== Directions ==
Each entry must be given again exactly; images do not belong in the copy.

── Data provided

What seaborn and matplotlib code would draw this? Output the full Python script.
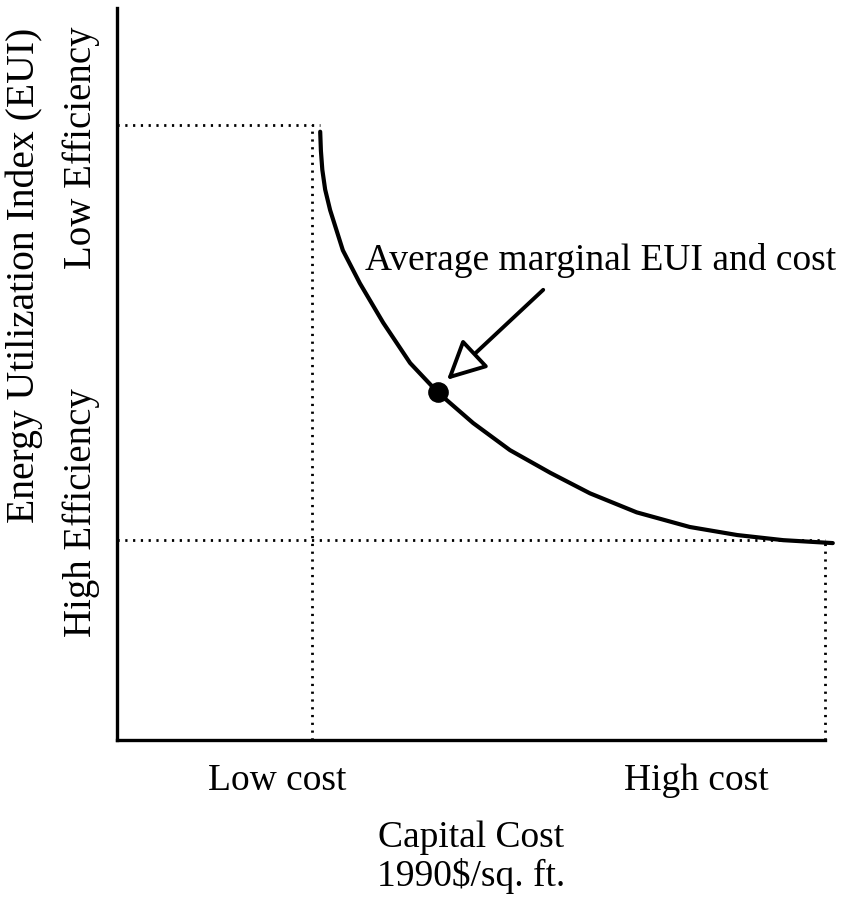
import matplotlib
matplotlib.use("Agg")
import matplotlib.pyplot as plt
import seaborn as sns
import pandas as pd

# --- data (axes run 0..10 on both sides) ---
cost = [2.87, 2.88, 2.90, 2.94, 3.01, 3.19, 3.43, 3.76, 4.14, 4.53, 5.03,
        5.55, 6.12, 6.68, 7.34, 8.09, 8.76, 9.41, 10.11]
eui = [8.31, 8.05, 7.79, 7.52, 7.24, 6.69, 6.24, 5.70, 5.15, 4.75, 4.33,
       3.96, 3.65, 3.37, 3.11, 2.91, 2.80, 2.73, 2.69]

avg_point = (4.53, 4.75)          # average marginal EUI and cost
arrow_tail = (6.02, 6.15)
low_cost_x, high_cost_x = 2.75, 10.0
low_eff_y, high_eff_y = 2.73, 8.40

x_tick_pos = [2.26, 8.18]
x_tick_labels = ["Low cost", "High cost"]
y_tick_pos = [3.11, 8.09]
y_tick_labels = ["High Efficiency", "Low Efficiency"]

df = pd.DataFrame({"cost": cost, "eui": eui})

sns.set_style("white")
plt.rcParams["font.family"] = ["Liberation Serif", "DejaVu Serif"]
for k in ["text.color", "axes.labelcolor", "xtick.color", "ytick.color"]:
    plt.rcParams[k] = "black"

fig = plt.figure(figsize=(8.45, 9.08), dpi=100)
ax = fig.add_axes([117 / 845, 168 / 908, 708 / 845, 732 / 908])

# guide lines (dotted)
dot = dict(color="black", lw=2.0, linestyle=(0, (0.8, 2.0)), clip_on=False)
ax.plot([0, low_cost_x + 0.12], [high_eff_y, high_eff_y], **dot)
ax.plot([low_cost_x, low_cost_x], [0, high_eff_y], **dot)
ax.plot([0, high_cost_x], [low_eff_y, low_eff_y], **dot)
ax.plot([high_cost_x, high_cost_x], [0, low_eff_y], **dot)

# the curve and the average point
sns.lineplot(data=df, x="cost", y="eui", ax=ax, color="black", lw=3,
             sort=False, clip_on=False)
sns.scatterplot(x=[avg_point[0]], y=[avg_point[1]], ax=ax, color="black",
                s=190, edgecolor="black", zorder=5)

ax.annotate("", xy=(avg_point[0] + 0.13, avg_point[1] + 0.17),
            xytext=arrow_tail,
            arrowprops=dict(arrowstyle="-|>,head_length=2.4,head_width=1.2",
                            fc="white", ec="black", lw=2.8, shrinkA=0, shrinkB=0))
ax.text(3.50, 6.42, "Average marginal EUI and cost", fontsize=27,
        ha="left", va="baseline")

ax.set_xlim(0, 10)
ax.set_ylim(0, 10)
for s in ["top", "right"]:
    ax.spines[s].set_visible(False)
for s in ["left", "bottom"]:
    ax.spines[s].set_linewidth(2.4)
    ax.spines[s].set_color("black")

ax.set_xticks(x_tick_pos)
ax.set_xticklabels(x_tick_labels, fontsize=27)
ax.set_yticks(y_tick_pos)
ax.set_yticklabels(y_tick_labels, fontsize=28, rotation=90, va="center")
ax.tick_params(axis="both", length=0)
ax.tick_params(axis="x", pad=17)
ax.tick_params(axis="y", pad=12)

ax.set_xlabel("Capital Cost\n1990$/sq. ft.", fontsize=27, linespacing=1.1)
ax.xaxis.set_label_coords(0.50, -0.11)
ax.xaxis.label.set_va("top")
ax.set_ylabel("Energy Utilization Index (EUI)", fontsize=28.5)
ax.yaxis.set_label_coords(-0.105, 0.635)

fig.savefig("out.png", dpi=100, facecolor="white")
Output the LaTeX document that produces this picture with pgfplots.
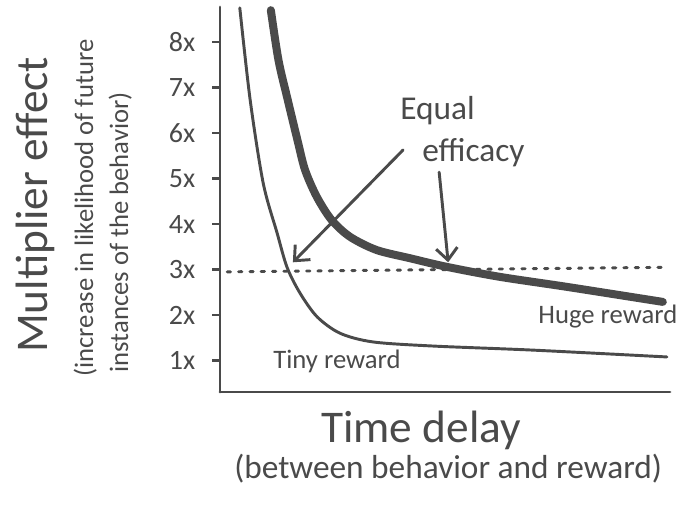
\documentclass[border=0pt]{standalone}
\usepackage{pgfplots}
\pgfplotsset{compat=1.18}
\usepackage{fontspec}
\setmainfont{Carlito}
\usetikzlibrary{arrows.meta}
\definecolor{ink}{HTML}{4A4A4A}
\begin{document}
\begin{tikzpicture}
\path[use as bounding box] (0,0) rectangle (508.5pt,379.5pt);
\begin{axis}[
  at={(165pt,85.5pt)}, anchor=south west,
  width=337.5pt, height=288.75pt, scale only axis,
  xmin=0, xmax=10, ymin=0.31, ymax=8.77,
  axis lines=left,
  axis line style={-, line width=2.2pt, ink, line cap=round},
  xtick=\empty, ytick={1,2,3,4,5,6,7,8},
  yticklabels={1x,2x,3x,4x,5x,6x,7x,8x},
  tick align=outside, major tick length=6pt,
  tick style={line width=2pt, ink},
  yticklabel style={font=\fontsize{21}{21}\selectfont, text=ink, xshift=-9pt},
  clip=false,
]
% dotted 3x line
\addplot[ink, line width=2.2pt, line cap=round, dash pattern=on 2.5pt off 6pt]
  coordinates {(0.16,2.95) (9.89,3.05)};
% tiny reward
\addplot[ink, line width=2.2pt, smooth, tension=0.5, line cap=round]
  coordinates {(0.44,8.75) (0.67,6.73) (0.96,4.90) (1.27,3.80) (1.49,3.05)
  (1.78,2.48) (2.16,1.96) (2.67,1.60) (3.40,1.41) (4.73,1.32) (6.96,1.23) (9.93,1.08)};
% huge reward
\addplot[ink, line width=6pt, smooth, tension=0.5, line cap=round]
  coordinates {(1.13,8.70) (1.30,7.60) (1.50,6.75) (1.72,5.85) (1.89,5.19)
  (2.15,4.60) (2.48,4.09) (2.89,3.72) (3.48,3.43) (4.22,3.25) (5.04,3.06)
  (6.22,2.84) (7.71,2.62) (9.84,2.29)};
% arrows
\draw[ink, line width=2.2pt, line cap=round, -{Straight Barb[length=9pt,width=16pt,line width=2.2pt]}]
  (axis cs:4.07,5.63) -- (axis cs:1.62,3.16);
\draw[ink, line width=2.2pt, line cap=round, -{Straight Barb[length=9pt,width=16pt,line width=2.2pt]}]
  (axis cs:4.87,5.14) -- (axis cs:5.07,3.16);
% annotations
\node[anchor=base west, text=ink, font=\fontsize{25}{25}\selectfont, inner sep=0pt] at (axis cs:4.0,6.29) {Equal};
\node[anchor=base west, text=ink, font=\fontsize{25}{25}\selectfont, inner sep=0pt] at (axis cs:4.49,5.38) {efficacy};
\node[anchor=base west, text=ink, font=\fontsize{20}{20}\selectfont, inner sep=0pt] at (axis cs:7.07,1.82) {Huge reward};
\node[anchor=base west, text=ink, font=\fontsize{20}{20}\selectfont, inner sep=0pt] at (axis cs:1.18,0.835) {Tiny reward};
% axis labels
\node[anchor=base, rotate=90, text=ink, font=\fontsize{34}{34}\selectfont, inner sep=0pt] at (axis cs:-3.84,4.42) {Multiplier effect};
\node[anchor=base, rotate=90, text=ink, font=\fontsize{20}{20}\selectfont, inner sep=0pt] at (axis cs:-2.82,4.35) {(increase in likelihood of future};
\node[anchor=base, rotate=90, text=ink, font=\fontsize{20}{20}\selectfont, inner sep=0pt] at (axis cs:-2.04,3.82) {instances of the behavior)};
\node[anchor=base, text=ink, font=\fontsize{34}{34}\selectfont, inner sep=0pt] at (axis cs:4.47,-0.81) {Time delay};
\node[anchor=base, text=ink, font=\fontsize{25}{25}\selectfont, inner sep=0pt] at (axis cs:5.07,-1.58) {(between behavior and reward)};
\end{axis}
\end{tikzpicture}
\end{document}
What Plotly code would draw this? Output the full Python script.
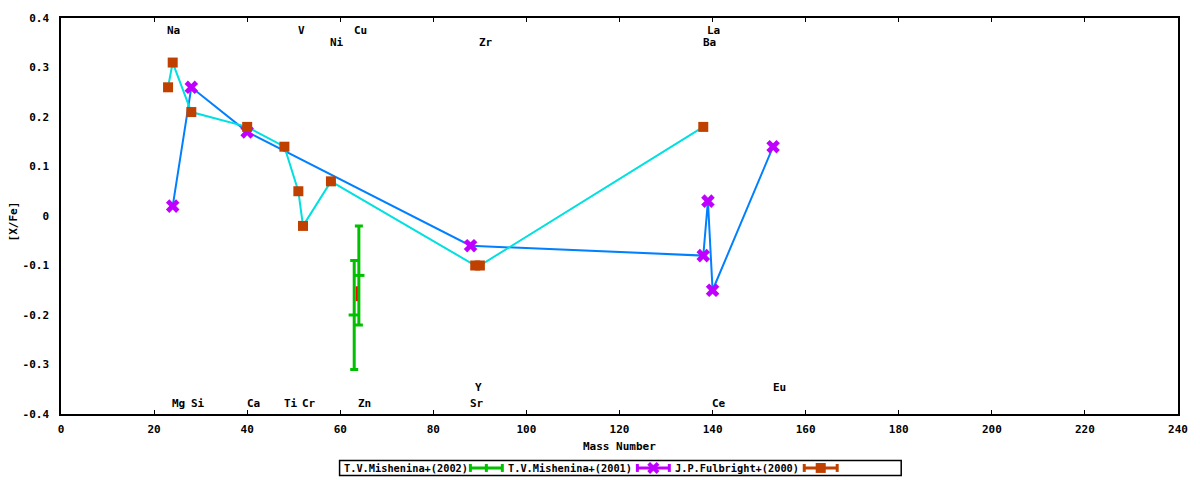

────

== Written response ==
What seaborn and matplotlib code would draw this? Output the full Python script.
import matplotlib
matplotlib.use("Agg")
import matplotlib.pyplot as plt
import seaborn as sns
import pandas as pd

# --- data (axes run 0..10 on both sides) ---
cost = [2.87, 2.88, 2.90, 2.94, 3.01, 3.19, 3.43, 3.76, 4.14, 4.53, 5.03,
        5.55, 6.12, 6.68, 7.34, 8.09, 8.76, 9.41, 10.11]
eui = [8.31, 8.05, 7.79, 7.52, 7.24, 6.69, 6.24, 5.70, 5.15, 4.75, 4.33,
       3.96, 3.65, 3.37, 3.11, 2.91, 2.80, 2.73, 2.69]

avg_point = (4.53, 4.75)          # average marginal EUI and cost
arrow_tail = (6.02, 6.15)
low_cost_x, high_cost_x = 2.75, 10.0
low_eff_y, high_eff_y = 2.73, 8.40

x_tick_pos = [2.26, 8.18]
x_tick_labels = ["Low cost", "High cost"]
y_tick_pos = [3.11, 8.09]
y_tick_labels = ["High Efficiency", "Low Efficiency"]

df = pd.DataFrame({"cost": cost, "eui": eui})

sns.set_style("white")
plt.rcParams["font.family"] = ["Liberation Serif", "DejaVu Serif"]
for k in ["text.color", "axes.labelcolor", "xtick.color", "ytick.color"]:
    plt.rcParams[k] = "black"

fig = plt.figure(figsize=(8.45, 9.08), dpi=100)
ax = fig.add_axes([117 / 845, 168 / 908, 708 / 845, 732 / 908])

# guide lines (dotted)
dot = dict(color="black", lw=2.0, linestyle=(0, (0.8, 2.0)), clip_on=False)
ax.plot([0, low_cost_x + 0.12], [high_eff_y, high_eff_y], **dot)
ax.plot([low_cost_x, low_cost_x], [0, high_eff_y], **dot)
ax.plot([0, high_cost_x], [low_eff_y, low_eff_y], **dot)
ax.plot([high_cost_x, high_cost_x], [0, low_eff_y], **dot)

# the curve and the average point
sns.lineplot(data=df, x="cost", y="eui", ax=ax, color="black", lw=3,
             sort=False, clip_on=False)
sns.scatterplot(x=[avg_point[0]], y=[avg_point[1]], ax=ax, color="black",
                s=190, edgecolor="black", zorder=5)

ax.annotate("", xy=(avg_point[0] + 0.13, avg_point[1] + 0.17),
            xytext=arrow_tail,
            arrowprops=dict(arrowstyle="-|>,head_length=2.4,head_width=1.2",
                            fc="white", ec="black", lw=2.8, shrinkA=0, shrinkB=0))
ax.text(3.50, 6.42, "Average marginal EUI and cost", fontsize=27,
        ha="left", va="baseline")

ax.set_xlim(0, 10)
ax.set_ylim(0, 10)
for s in ["top", "right"]:
    ax.spines[s].set_visible(False)
for s in ["left", "bottom"]:
    ax.spines[s].set_linewidth(2.4)
    ax.spines[s].set_color("black")

ax.set_xticks(x_tick_pos)
ax.set_xticklabels(x_tick_labels, fontsize=27)
ax.set_yticks(y_tick_pos)
ax.set_yticklabels(y_tick_labels, fontsize=28, rotation=90, va="center")
ax.tick_params(axis="both", length=0)
ax.tick_params(axis="x", pad=17)
ax.tick_params(axis="y", pad=12)

ax.set_xlabel("Capital Cost\n1990$/sq. ft.", fontsize=27, linespacing=1.1)
ax.xaxis.set_label_coords(0.50, -0.11)
ax.xaxis.label.set_va("top")
ax.set_ylabel("Energy Utilization Index (EUI)", fontsize=28.5)
ax.yaxis.set_label_coords(-0.105, 0.635)

fig.savefig("out.png", dpi=100, facecolor="white")
Output the LaTeX document that produces this picture with pgfplots.
\documentclass[border=0pt]{standalone}
\usepackage{pgfplots}
\pgfplotsset{compat=1.18}
\usepackage{fontspec}
\setmainfont{Carlito}
\usetikzlibrary{arrows.meta}
\definecolor{ink}{HTML}{4A4A4A}
\begin{document}
\begin{tikzpicture}
\path[use as bounding box] (0,0) rectangle (508.5pt,379.5pt);
\begin{axis}[
  at={(165pt,85.5pt)}, anchor=south west,
  width=337.5pt, height=288.75pt, scale only axis,
  xmin=0, xmax=10, ymin=0.31, ymax=8.77,
  axis lines=left,
  axis line style={-, line width=2.2pt, ink, line cap=round},
  xtick=\empty, ytick={1,2,3,4,5,6,7,8},
  yticklabels={1x,2x,3x,4x,5x,6x,7x,8x},
  tick align=outside, major tick length=6pt,
  tick style={line width=2pt, ink},
  yticklabel style={font=\fontsize{21}{21}\selectfont, text=ink, xshift=-9pt},
  clip=false,
]
% dotted 3x line
\addplot[ink, line width=2.2pt, line cap=round, dash pattern=on 2.5pt off 6pt]
  coordinates {(0.16,2.95) (9.89,3.05)};
% tiny reward
\addplot[ink, line width=2.2pt, smooth, tension=0.5, line cap=round]
  coordinates {(0.44,8.75) (0.67,6.73) (0.96,4.90) (1.27,3.80) (1.49,3.05)
  (1.78,2.48) (2.16,1.96) (2.67,1.60) (3.40,1.41) (4.73,1.32) (6.96,1.23) (9.93,1.08)};
% huge reward
\addplot[ink, line width=6pt, smooth, tension=0.5, line cap=round]
  coordinates {(1.13,8.70) (1.30,7.60) (1.50,6.75) (1.72,5.85) (1.89,5.19)
  (2.15,4.60) (2.48,4.09) (2.89,3.72) (3.48,3.43) (4.22,3.25) (5.04,3.06)
  (6.22,2.84) (7.71,2.62) (9.84,2.29)};
% arrows
\draw[ink, line width=2.2pt, line cap=round, -{Straight Barb[length=9pt,width=16pt,line width=2.2pt]}]
  (axis cs:4.07,5.63) -- (axis cs:1.62,3.16);
\draw[ink, line width=2.2pt, line cap=round, -{Straight Barb[length=9pt,width=16pt,line width=2.2pt]}]
  (axis cs:4.87,5.14) -- (axis cs:5.07,3.16);
% annotations
\node[anchor=base west, text=ink, font=\fontsize{25}{25}\selectfont, inner sep=0pt] at (axis cs:4.0,6.29) {Equal};
\node[anchor=base west, text=ink, font=\fontsize{25}{25}\selectfont, inner sep=0pt] at (axis cs:4.49,5.38) {efficacy};
\node[anchor=base west, text=ink, font=\fontsize{20}{20}\selectfont, inner sep=0pt] at (axis cs:7.07,1.82) {Huge reward};
\node[anchor=base west, text=ink, font=\fontsize{20}{20}\selectfont, inner sep=0pt] at (axis cs:1.18,0.835) {Tiny reward};
% axis labels
\node[anchor=base, rotate=90, text=ink, font=\fontsize{34}{34}\selectfont, inner sep=0pt] at (axis cs:-3.84,4.42) {Multiplier effect};
\node[anchor=base, rotate=90, text=ink, font=\fontsize{20}{20}\selectfont, inner sep=0pt] at (axis cs:-2.82,4.35) {(increase in likelihood of future};
\node[anchor=base, rotate=90, text=ink, font=\fontsize{20}{20}\selectfont, inner sep=0pt] at (axis cs:-2.04,3.82) {instances of the behavior)};
\node[anchor=base, text=ink, font=\fontsize{34}{34}\selectfont, inner sep=0pt] at (axis cs:4.47,-0.81) {Time delay};
\node[anchor=base, text=ink, font=\fontsize{25}{25}\selectfont, inner sep=0pt] at (axis cs:5.07,-1.58) {(between behavior and reward)};
\end{axis}
\end{tikzpicture}
\end{document}
What Plotly code would draw this? Output the full Python script.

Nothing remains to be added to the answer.